A student raised a very interesting issue in a class discussion journal: why does tax law treat alimony differently from child support?
In particular, it seems that the taxpayer who makes a payment designated as "alimony" to an ex-spouse is better off (from a tax perspective) than if the taxpayer paid the exact same amount of money designated to the expspouse but it was designated as "child support."
Since publicy policy generally tries to promote the goal of supporting children so they don't grow up in poverty, the student quite understandably wondered why the taxpayer who pays child support doesn't get to deduct it in just the same way as the taxpayer who pays alimony does.
First of all, let's consider the tax treatment of alimony, which is money for spousal support after divorce or legal separation. Tax law allows the payer of alimony to deduct it, but the receiver must report it as taxable income. When you think about the Haig-Simons definition of income as "the increase in potential to consume," this makes perfect sense. The payment of alimony reduces the potential consumption by the person who pays it and increases the potential consumption of the person who receives it. (It should be noted, by the way, that alimony is less and less common these days. Some consider it a holdover from a time gone by when women were generally not in the labor market.)
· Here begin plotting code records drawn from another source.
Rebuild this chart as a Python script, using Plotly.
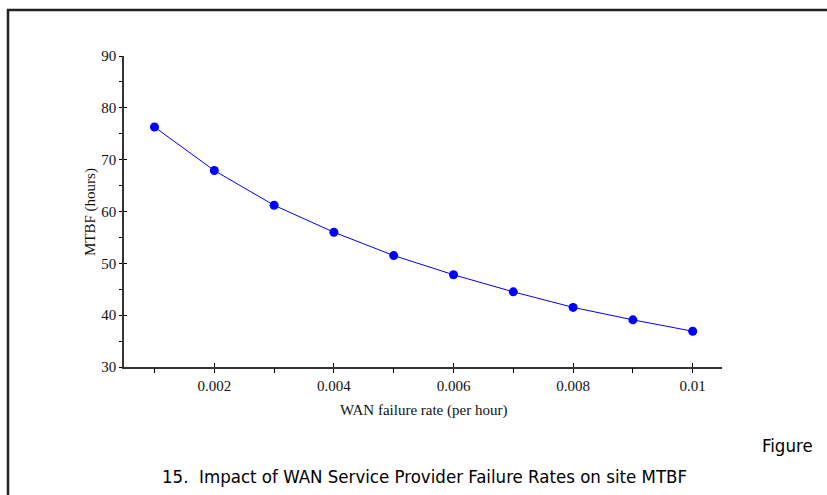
import plotly.graph_objects as go

# Data
wan_rate = [0.001, 0.002, 0.003, 0.004, 0.005, 0.006, 0.007, 0.008, 0.009, 0.01]
mtbf = [76.3, 67.9, 61.2, 56.0, 51.5, 47.8, 44.5, 41.5, 39.1, 36.9]
x_tickvals = [0.002, 0.004, 0.006, 0.008, 0.01]
x_ticktext = ["0.002", "0.004", "0.006", "0.008", "0.01"]
y_tickvals = [30, 40, 50, 60, 70, 80, 90]

W, H = 827, 495
L, R, T, B = 124, 105, 56, 128
pw = W - L - R
ph = H - T - B

def px_to_paper_x(px):
    return (px - L) / pw

def py_to_paper_y(py):
    return (H - B - py) / ph

serif = "Liberation Serif"
narrow = "DejaVu Sans Condensed, Liberation Sans Narrow, Arial Narrow, sans-serif"
txt = "#111"
fig = go.Figure()
fig.add_trace(go.Scatter(
    x=wan_rate, y=mtbf, mode="lines+markers",
    line=dict(color="#0000ff", width=1),
    marker=dict(color="#0000ff", size=9),
    showlegend=False, cliponaxis=False,
))
fig.add_trace(go.Scatter(x=wan_rate, y=mtbf, xaxis="x2", yaxis="y2",
                         mode="markers", marker=dict(opacity=0), showlegend=False,
                         hoverinfo="skip"))

xr = [0.00049, 0.01049]
yr = [30, 90]
common_x = dict(range=xr, showgrid=False, zeroline=False, tickvals=x_tickvals,
                ticktext=x_ticktext, ticklen=4, tickwidth=1, tickcolor="#000",
                minor=dict(tickvals=[0.001, 0.003, 0.005, 0.007, 0.009], ticklen=4,
                           tickwidth=1, tickcolor="#000"))
common_y = dict(range=yr, showgrid=False, zeroline=False, tickvals=y_tickvals,
                ticklen=3, tickwidth=1, tickcolor="#000",
                minor=dict(tickvals=[35, 45, 55, 65, 75, 85], ticklen=3,
                           tickwidth=1, tickcolor="#000"))

fig.update_layout(
    width=W, height=H,
    margin=dict(l=L, r=R, t=T, b=B),
    paper_bgcolor="white", plot_bgcolor="white",
    font=dict(family=serif, size=15, color=txt),
    xaxis=dict(**common_x, ticks="outside", showline=True, linecolor="#333", linewidth=1.5,
               tickfont=dict(family=serif, size=15, color=txt)),
    yaxis=dict(**common_y, ticks="outside", showline=True, linecolor="#333", linewidth=1.5,
               tickfont=dict(family=serif, size=15, color=txt)),
    xaxis2=dict(**common_x, ticks="inside", overlaying="x", showticklabels=False,
                showline=False, anchor="y2"),
    yaxis2=dict(**common_y, ticks="inside", overlaying="y", showticklabels=False,
                showline=False, anchor="x2"),
    annotations=[
        dict(text="WAN failure rate (per hour)", xref="paper", yref="paper",
             x=0.5, y=py_to_paper_y(410), xanchor="center", yanchor="middle",
             showarrow=False, font=dict(family=serif, size=15, color=txt)),
        dict(text="MTBF (hours)", xref="paper", yref="paper",
             x=px_to_paper_x(90), y=py_to_paper_y(212), textangle=-90,
             xanchor="center", yanchor="middle",
             showarrow=False, font=dict(family=serif, size=15, color=txt)),
        dict(text="Figure", xref="paper", yref="paper",
             x=px_to_paper_x(815), y=py_to_paper_y(445), xanchor="right", yanchor="middle",
             showarrow=False, font=dict(family=narrow, size=18.5, color="#000")),
        dict(text="15.  Impact of WAN Service Provider Failure Rates on site MTBF",
             xref="paper", yref="paper",
             x=px_to_paper_x(424), y=py_to_paper_y(476), xanchor="center", yanchor="middle",
             showarrow=False, font=dict(family=narrow, size=18.5, color="#000")),
    ],
    shapes=[
        dict(type="line", xref="paper", yref="paper",
             x0=px_to_paper_x(7), x1=px_to_paper_x(830),
             y0=py_to_paper_y(10), y1=py_to_paper_y(10),
             line=dict(color="#222", width=2.5)),
        dict(type="line", xref="paper", yref="paper",
             x0=px_to_paper_x(8), x1=px_to_paper_x(8),
             y0=py_to_paper_y(9), y1=py_to_paper_y(500),
             line=dict(color="#222", width=2.5)),
    ],
)

fig.write_html("out.html")
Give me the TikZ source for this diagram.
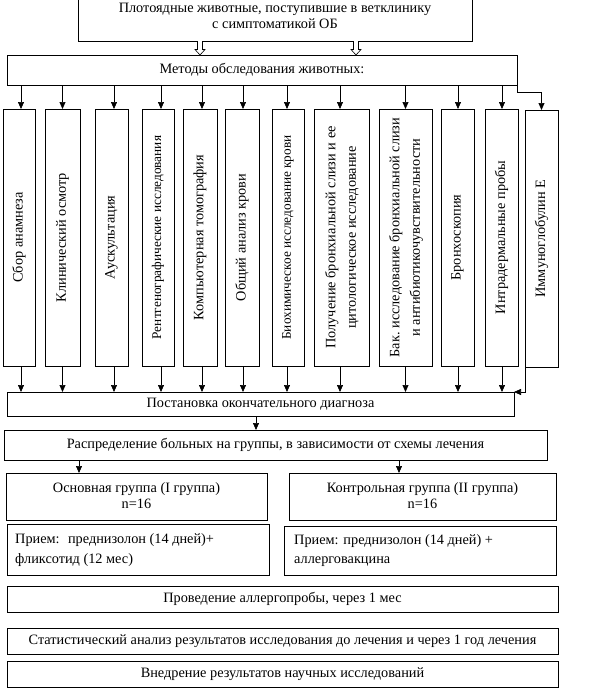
\documentclass[tikz,border=0pt]{standalone}
\usepackage{fontspec}
\setmainfont{Liberation Serif}
\usetikzlibrary{arrows.meta,calc}
\newcommand\vtf{\fontsize{14.3}{20.5}\selectfont}
\newcommand\vts{\fontsize{13.3}{15}\selectfont}
\newcommand\twolines[2]{\begin{tabular}{@{}c@{}}#1\\#2\end{tabular}}
\begin{document}
\begin{tikzpicture}[x=1pt,y=-1pt,
  box/.style={draw, line width=0.8pt, inner sep=0pt, outer sep=0pt, align=center},
  txt/.style={font=\fontsize{14.3}{16}\selectfont, inner sep=0pt},
  arr/.style={-{Triangle[width=6pt,length=7pt]}, line width=0.7pt},
  hollow/.style={line width=0.6pt, fill=white}]
\useasboundingbox (0,0) rectangle (591,689);
% top box
\node[box, minimum width=394pt, minimum height=46pt] (top) at (275,18) {};
\node[txt, anchor=base] (top1) at (275,12) {Плотоядные животные, поступившие в ветклинику};
\node[txt, anchor=base] (top2) at (275,28) {с симптоматикой ОБ};
% methods
\node[box, txt, minimum width=510pt, minimum height=30pt] (meth) at (262,70) {Методы обследования животных:};
% hollow arrows
\coordinate (h1) at ([xshift=-75pt]top.south);
\coordinate (h2) at ([xshift=81pt]top.south);
\foreach \h in {h1,h2}{
  \draw[hollow] (\h) ++(-2.5pt,0) -- ++(0,-8.5pt) -- ++(-2.5pt,0) -- ++(5pt,-5.5pt) -- ++(5pt,5.5pt) -- ++(-2.5pt,0) -- ++(0,8.5pt);
}
% vertical boxes
\node[box, minimum width=32pt, minimum height=257pt] (b1) at (19,237.5) {\rotatebox{90}{\vtf Сбор анамнеза}};
\node[box, minimum width=35pt, minimum height=257pt] (b2) at (62.5,237.5) {\rotatebox{90}{\vtf Клинический осмотр}};
\node[box, minimum width=33pt, minimum height=257pt] (b3) at (111.5,237.5) {\rotatebox{90}{\vtf Аускультация}};
\node[box, minimum width=32pt, minimum height=257pt] (b4) at (158,237.5) {\rotatebox{90}{\vts Рентгенографические исследования}};
\node[box, minimum width=34pt, minimum height=257pt] (b5) at (200,237.5) {\rotatebox{90}{\vtf Компьютерная томография}};
\node[box, minimum width=34pt, minimum height=257pt] (b6) at (242,237.5) {\rotatebox{90}{\vtf Общий анализ крови}};
\node[box, minimum width=32pt, minimum height=257pt] (b7) at (288,237.5) {\rotatebox{90}{\vts Биохимическое исследование крови}};
\node[box, minimum width=55pt, minimum height=257pt] (b8) at (341.5,237.5) {\rotatebox{90}{\vtf\twolines{Получение бронхиальной слизи и ее}{цитологическое исследование}}};
\node[box, minimum width=53pt, minimum height=257pt] (b9) at (405.5,237.5) {\rotatebox{90}{\vtf\twolines{Бак.\ исследование бронхиальной слизи}{и антибиотикочувствительности}}};
\node[box, minimum width=33pt, minimum height=257pt] (b10) at (457.5,237.5) {\rotatebox{90}{\vtf Бронхоскопия}};
\node[box, minimum width=33pt, minimum height=257pt] (b11) at (501.5,237.5) {\rotatebox{90}{\vtf Интрадермальные пробы}};
\node[box, minimum width=33pt, minimum height=257pt] (b12) at (541.5,238.5) {\rotatebox{90}{\vtf Иммуноглобулин Е}};
% diagnosis
\node[box, txt, minimum width=507pt, minimum height=24pt] (diag) at (260.5,404) {Постановка окончательного диагноза};
% arrows to/from vertical boxes
\foreach \n/\d in {b1/2,b2/0,b3/2.5,b4/3,b5/2,b6/1,b7/-1,b8/-1.5,b9/0,b10/0.5,b11/0.5}{
  \draw[arr] ([xshift=\d pt]\n.north |- meth.south) -- ([xshift=\d pt]\n.north);
  \draw[arr] ([xshift=\d pt]\n.south) -- ([xshift=\d pt]\n.south |- diag.north);
}
\draw[arr] (meth.south east) -- ++(0,-7pt) -| (b12.north);
\draw[arr] (b12.south west) -- (b12.south west |- diag.north) -- (diag.north east);
% distribution
\node[box, txt, minimum width=543pt, minimum height=30pt] (distr) at (275.5,445) {Распределение больных на группы, в зависимости от схемы лечения};
\draw[arr] ([xshift=-4.5pt]diag.south) -- ([xshift=-4.5pt]diag.south |- distr.north);
% groups
\node[box, minimum width=261pt, minimum height=47pt] (g1) at (136.5,496.5) {};
\node[box, minimum width=267pt, minimum height=47pt] (g2) at (422.5,496.5) {};
\node[txt, anchor=base] (g1a) at (136.5,492) {Основная группа (I группа)};
\node[txt, anchor=base] (g1b) at (136.5,508) {n=16};
\node[txt, anchor=base] (g2a) at (422.5,492) {Контрольная группа (II группа)};
\node[txt, anchor=base] (g2b) at (422.5,508) {n=16};
\draw[arr] ([xshift=-57.5pt]g1.north |- distr.south) -- ([xshift=-57.5pt]g1.north);
\draw[arr] ([xshift=-23.5pt]g2.north |- distr.south) -- ([xshift=-23.5pt]g2.north);
% treatments
\node[box, minimum width=262pt, minimum height=51pt] (p1) at (138,549.5) {};
\node[box, minimum width=272pt, minimum height=49pt] (p2) at (420,550.5) {};
\node[txt, anchor=base west] (p1a) at (15,543) {Прием:~ преднизолон (14 дней)+};
\node[txt, anchor=base west] (p1b) at (15,563) {фликсотид (12 мес)};
\node[txt, anchor=base west] (p2a) at (294,544) {Прием: преднизолон (14 дней) +};
\node[txt, anchor=base west] (p2b) at (294,563) {аллерговакцина};
% bottom boxes
\node[box, txt, minimum width=551pt, minimum height=26pt] (pr) at (282.5,599) {Проведение аллергопробы, через 1 мес};
\node[box, txt, minimum width=551pt, minimum height=26pt] (st) at (282.5,641) {Статистический анализ результатов исследования до лечения и через 1 год лечения};
\node[box, txt, minimum width=551pt, minimum height=26pt] (vn) at (282.5,674) {Внедрение результатов научных исследований};
\end{tikzpicture}
\end{document}
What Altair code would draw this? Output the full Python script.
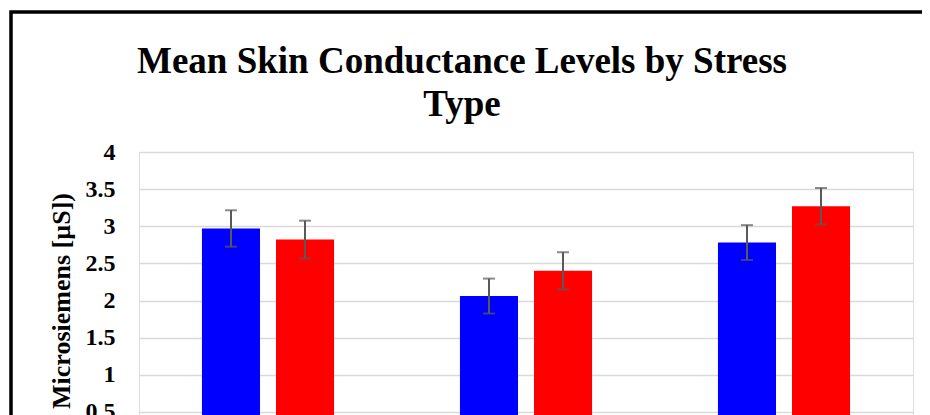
import altair as alt
import pandas as pd

categories = ["Physical", "Cognitive", "Emotional"]
series = ["Group A", "Group B"]
means_a = [2.97, 2.06, 2.78]
means_b = [2.82, 2.40, 3.27]
err_a = [0.245, 0.235, 0.235]
err_b = [0.255, 0.25, 0.245]
y_ticks = [0, 0.5, 1, 1.5, 2, 2.5, 3, 3.5, 4]
colors = ["#0000FF", "#FF0000"]

rows = []
for i, c in enumerate(categories):
    rows.append({"cat": c, "series": series[0], "mean": means_a[i], "err": err_a[i]})
    rows.append({"cat": c, "series": series[1], "mean": means_b[i], "err": err_b[i]})
df = pd.DataFrame(rows)
df["lo"] = df["mean"] - df["err"]
df["hi"] = df["mean"] + df["err"]

W, H = 774, 297
FONT = "Liberation Serif"

x_axis = alt.Axis(labelFont=FONT, labelFontSize=22, labelFontWeight="bold",
                  labelColor="black", ticks=False, domain=False, labelAngle=0)
x_scale = alt.Scale(paddingInner=0.488, paddingOuter=0.244)
x_enc = alt.X("cat:N", sort=categories, title=None, scale=x_scale, axis=x_axis)
xo_enc = alt.XOffset("series:N", sort=series,
                     scale=alt.Scale(paddingInner=0.216, paddingOuter=0))
y_scale = alt.Scale(domain=[0, 4])
y_axis = alt.Axis(values=y_ticks, ticks=False, domain=False, format="~g",
                  labelOverlap=False, labelBound=False,
                  labelFont=FONT, labelFontSize=24, labelFontWeight="bold",
                  labelColor="black", labelPadding=24,
                  titleFont=FONT, titleFontSize=26, titleFontWeight="bold",
                  titleColor="black", titlePadding=11,
                  gridColor="#d9d9d9", gridWidth=1.5)
Y_TITLE = "Microsiemens [µS])"

base = alt.Chart(df)

bars = base.mark_bar().encode(
    x=x_enc,
    xOffset=xo_enc,
    y=alt.Y("mean:Q", scale=y_scale, title=Y_TITLE, axis=y_axis),
    color=alt.Color("series:N", sort=series,
                    scale=alt.Scale(domain=series, range=colors),
                    legend=alt.Legend(orient="bottom", title=None,
                                      labelFont=FONT, labelFontSize=20,
                                      labelFontWeight="bold", labelColor="black")),
)

rules = base.mark_rule(color="#595959", strokeWidth=2).encode(
    x=x_enc,
    xOffset=xo_enc,
    y=alt.Y("lo:Q", scale=y_scale, title=Y_TITLE, axis=y_axis),
    y2="hi:Q",
)
caps_lo = base.mark_tick(color="#595959", thickness=2, size=12).encode(
    x=x_enc,
    xOffset=xo_enc,
    y=alt.Y("lo:Q", scale=y_scale, title=Y_TITLE, axis=y_axis),
)
caps_hi = base.mark_tick(color="#595959", thickness=2, size=12).encode(
    x=x_enc,
    xOffset=xo_enc,
    y=alt.Y("hi:Q", scale=y_scale, title=Y_TITLE, axis=y_axis),
)

frame = alt.Chart(pd.DataFrame({"a": [0]})).mark_rect(
    fill=None, stroke="black", strokeWidth=3.5
).encode(
    x=alt.value(-128), x2=alt.value(W + 60),
    y=alt.value(-140), y2=alt.value(H + 80),
)

chart = alt.layer(bars, rules, caps_lo, caps_hi, frame).properties(
    width=W, height=H,
    title=alt.TitleParams(
        text=["Mean Skin Conductance Levels by Stress", "Type"],
        font=FONT, fontSize=37, fontWeight="bold", color="black",
        lineHeight=43, anchor="middle", frame="group", dx=-64, offset=-114,
    ),
    autosize=alt.AutoSizeParams(type="none"),
    padding={"left": 131, "top": 144, "right": 9, "bottom": 0},
).configure_view(stroke=None).configure(background="white")

chart.save("out.html", embed_options={"renderer": "svg", "actions": False})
What about child support? Why should that be treated differently from alimony?
Well, if we treated child support exactly the same way as alimony, we would allow the payer to deduct it, BUT, a perfectly analogous treatment would also require the receiver of the child support (which would hopefully be the children!) to pay taxes on that child support.
But public policy also suggests that we would want the full amount of any child support paid to go to the children (and having them file tax returns would generate additional complexity as well.)
But there is a broader issue here: current tax policy gives the lion's share of the tax benefits associated with children to the custodial parent, and the non-custodial parent often gets very little in the way of tax benefits for paying child support.
Some custodial parents do exercise the option to sign a Form 8332 giving away the dependent exemption and the child tax credit to the non-custodial parent, but this seems relatively uncommon in practice. Our VITA site typically deals with only a very few Form 8332's each year.
As my students know, New York State now redresses a little bit of this inequity through a non-custodial earned income credit. A custodial parent receives a NYS Earned Income Credit equal to 30% of the federal EIC. The non-custodial parent who makes all child support payments on time receives a NYS non-custodial EIC which is 20% of what the federal EIC would have been if he had been the custodial parent.
Here's a link to a 1997 article called Noncustodial Parents, Child Support and the Earned Income Tax Credit by Laura Wheaton and Elaine Sorenson, published by the Urban Institute, that addresses some of these issues. Note that the definition of "Qualifying Child" has changed since the article was written and some of the figures are out of date, but many of the issues highlighted by the authors remain important.
I'm not aware of any other states that have followed New York's lead in giving a non-custodial Earned Income Credit to parents who make required child support payments. However, New York's policy is relatively new, as it was enacted in 2006. The Mott Foundation has funded a Columbia University grant to study its impact, and perhaps other states will adopt similar policies in the future.